What is expected: The lines from the beginning of the records below through the one holding "coefficient of income" are to be copied exactly; leave the pictures out.

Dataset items
- - -

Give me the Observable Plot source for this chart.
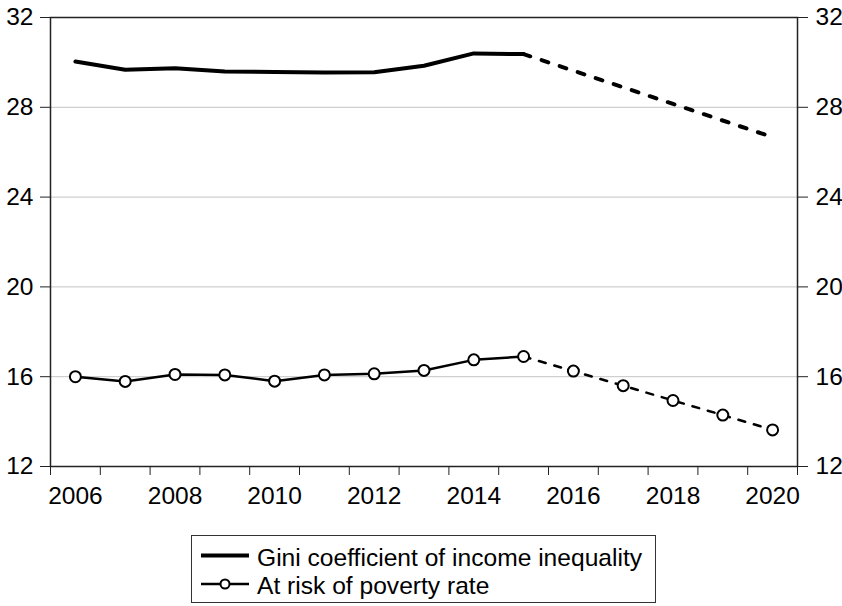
<!DOCTYPE html>
<html><head><meta charset="utf-8">
<script src="https://cdn.jsdelivr.net/npm/d3@7"></script>
<script src="https://cdn.jsdelivr.net/npm/@observablehq/plot@0.6"></script>
<style>
body{margin:0;background:#fff;font-family:"Liberation Sans",Arial,sans-serif;}
#wrap{position:relative;width:842px;height:606px;background:#fff;}
#legend{position:absolute;left:191px;top:535px;width:465px;height:68px;box-sizing:border-box;border:1.5px solid #333;padding:8px 0 0 9px;font-size:24.6px;color:#000;}
.row{display:flex;align-items:flex-start;height:28px;line-height:28px;white-space:nowrap;}
.row svg{flex:none;margin-right:8px;}
</style></head><body><div id="wrap"><div id="legend"></div></div>
<script>
// ---- data ----
const years = [2006, 2007, 2008, 2009, 2010, 2011, 2012, 2013, 2014, 2015, 2016, 2017, 2018, 2019, 2020];
const giniYears = [2006, 2007, 2008, 2009, 2010, 2011, 2012, 2013, 2014, 2015];
const giniValues = [30.04, 29.67, 29.74, 29.60, 29.57, 29.55, 29.56, 29.85, 30.40, 30.37];
const giniProjYears = [2015, 2020];
const giniProjValues = [30.37, 26.67];
const povertyValues = [16.00, 15.79, 16.10, 16.08, 15.80, 16.08, 16.13, 16.28, 16.75, 16.90, 16.25, 15.60, 14.94, 14.29, 13.63];
const lastActualYear = 2015;
const yTicks = [12, 16, 20, 24, 28, 32];
const gridTicks = [16, 20, 24, 28];
const xLabelYears = [2006, 2008, 2010, 2012, 2014, 2016, 2018, 2020];
const seriesNames = ["Gini coefficient of income inequality", "At risk of poverty rate"];

// ---- tables ----
const giniSolid = giniYears.map((y, i) => ({year: y, value: giniValues[i]}));
const giniDashed = giniProjYears.map((y, i) => ({year: y, value: giniProjValues[i]}));
const poverty = years.map((y, i) => ({year: y, value: povertyValues[i]}));
const povSolid = poverty.filter(d => d.year <= lastActualYear);
const povDashed = poverty.filter(d => d.year >= lastActualYear);
const xBoundaries = [...years.map(y => y - 0.5), years[years.length - 1] + 0.5];

const chart = Plot.plot({
  width: 842, height: 520,
  marginLeft: 50, marginRight: 45, marginTop: 17, marginBottom: 54,
  style: {fontFamily: "Liberation Sans, Arial, sans-serif", fontSize: "24.5px", background: "white", color: "black"},
  x: {domain: [xBoundaries[0], xBoundaries[xBoundaries.length - 1]], axis: null},
  y: {domain: [12, 32], axis: null},
  marks: [
    Plot.gridY(gridTicks, {stroke: "#c4c4c4", strokeOpacity: 1, strokeWidth: 1}),
    Plot.axisX(xBoundaries, {tickSize: 9, tickFormat: () => "", stroke: "#222", label: null}),
    Plot.axisX(xLabelYears, {tickSize: 0, tickPadding: 20, tickFormat: d => String(d), fontSize: 24.5, label: null}),
    Plot.axisY(yTicks, {anchor: "left", tickSize: 10, tickPadding: 7, fontSize: 24.5, stroke: "#222", label: null}),
    Plot.axisY(yTicks, {anchor: "right", tickSize: 10, tickPadding: 8, fontSize: 24.5, stroke: "#222", label: null}),
    Plot.frame({stroke: "#222", strokeWidth: 1.5}),
    Plot.line(giniSolid, {x: "year", y: "value", stroke: "black", strokeWidth: 4}),
    Plot.line(giniDashed, {x: "year", y: "value", stroke: "black", strokeWidth: 4, strokeDasharray: "7,12"}),
    Plot.line(povSolid, {x: "year", y: "value", stroke: "black", strokeWidth: 2.5}),
    Plot.line(povDashed, {x: "year", y: "value", stroke: "black", strokeWidth: 2.5, strokeDasharray: "7,9"}),
    Plot.dot(poverty, {x: "year", y: "value", r: 5.5, fill: "white", stroke: "black", strokeWidth: 2})
  ]
});
document.getElementById("wrap").prepend(chart);

const legend = document.getElementById("legend");
const samples = [
  '<svg width="48" height="28"><line x1="0" x2="48" y1="11.5" y2="11.5" stroke="black" stroke-width="4"/></svg>',
  '<svg width="48" height="28"><line x1="0" x2="48" y1="12" y2="12" stroke="black" stroke-width="2.5"/><circle cx="24" cy="12" r="4.5" fill="white" stroke="black" stroke-width="2"/></svg>'
];
seriesNames.forEach((name, i) => {
  const row = document.createElement("div");
  row.className = "row";
  row.innerHTML = samples[i] + '<span>' + name + '</span>';
  legend.appendChild(row);
});
</script>
</body></html>
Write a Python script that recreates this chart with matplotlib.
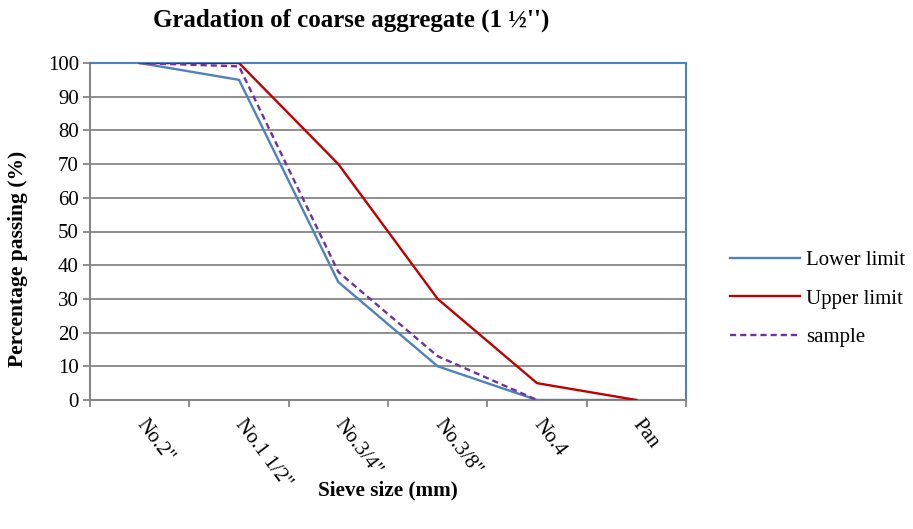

- - -

Answer to the problem:
Give me the Observable Plot source for this chart.
<!DOCTYPE html>
<html><head><meta charset="utf-8">
<script src="https://cdn.jsdelivr.net/npm/d3@7"></script>
<script src="https://cdn.jsdelivr.net/npm/@observablehq/plot@0.6"></script>
<style>
body{margin:0;background:#fff;font-family:"Liberation Sans",Arial,sans-serif;}
#wrap{position:relative;width:842px;height:606px;background:#fff;}
#legend{position:absolute;left:191px;top:535px;width:465px;height:68px;box-sizing:border-box;border:1.5px solid #333;padding:8px 0 0 9px;font-size:24.6px;color:#000;}
.row{display:flex;align-items:flex-start;height:28px;line-height:28px;white-space:nowrap;}
.row svg{flex:none;margin-right:8px;}
</style></head><body><div id="wrap"><div id="legend"></div></div>
<script>
// ---- data ----
const years = [2006, 2007, 2008, 2009, 2010, 2011, 2012, 2013, 2014, 2015, 2016, 2017, 2018, 2019, 2020];
const giniYears = [2006, 2007, 2008, 2009, 2010, 2011, 2012, 2013, 2014, 2015];
const giniValues = [30.04, 29.67, 29.74, 29.60, 29.57, 29.55, 29.56, 29.85, 30.40, 30.37];
const giniProjYears = [2015, 2020];
const giniProjValues = [30.37, 26.67];
const povertyValues = [16.00, 15.79, 16.10, 16.08, 15.80, 16.08, 16.13, 16.28, 16.75, 16.90, 16.25, 15.60, 14.94, 14.29, 13.63];
const lastActualYear = 2015;
const yTicks = [12, 16, 20, 24, 28, 32];
const gridTicks = [16, 20, 24, 28];
const xLabelYears = [2006, 2008, 2010, 2012, 2014, 2016, 2018, 2020];
const seriesNames = ["Gini coefficient of income inequality", "At risk of poverty rate"];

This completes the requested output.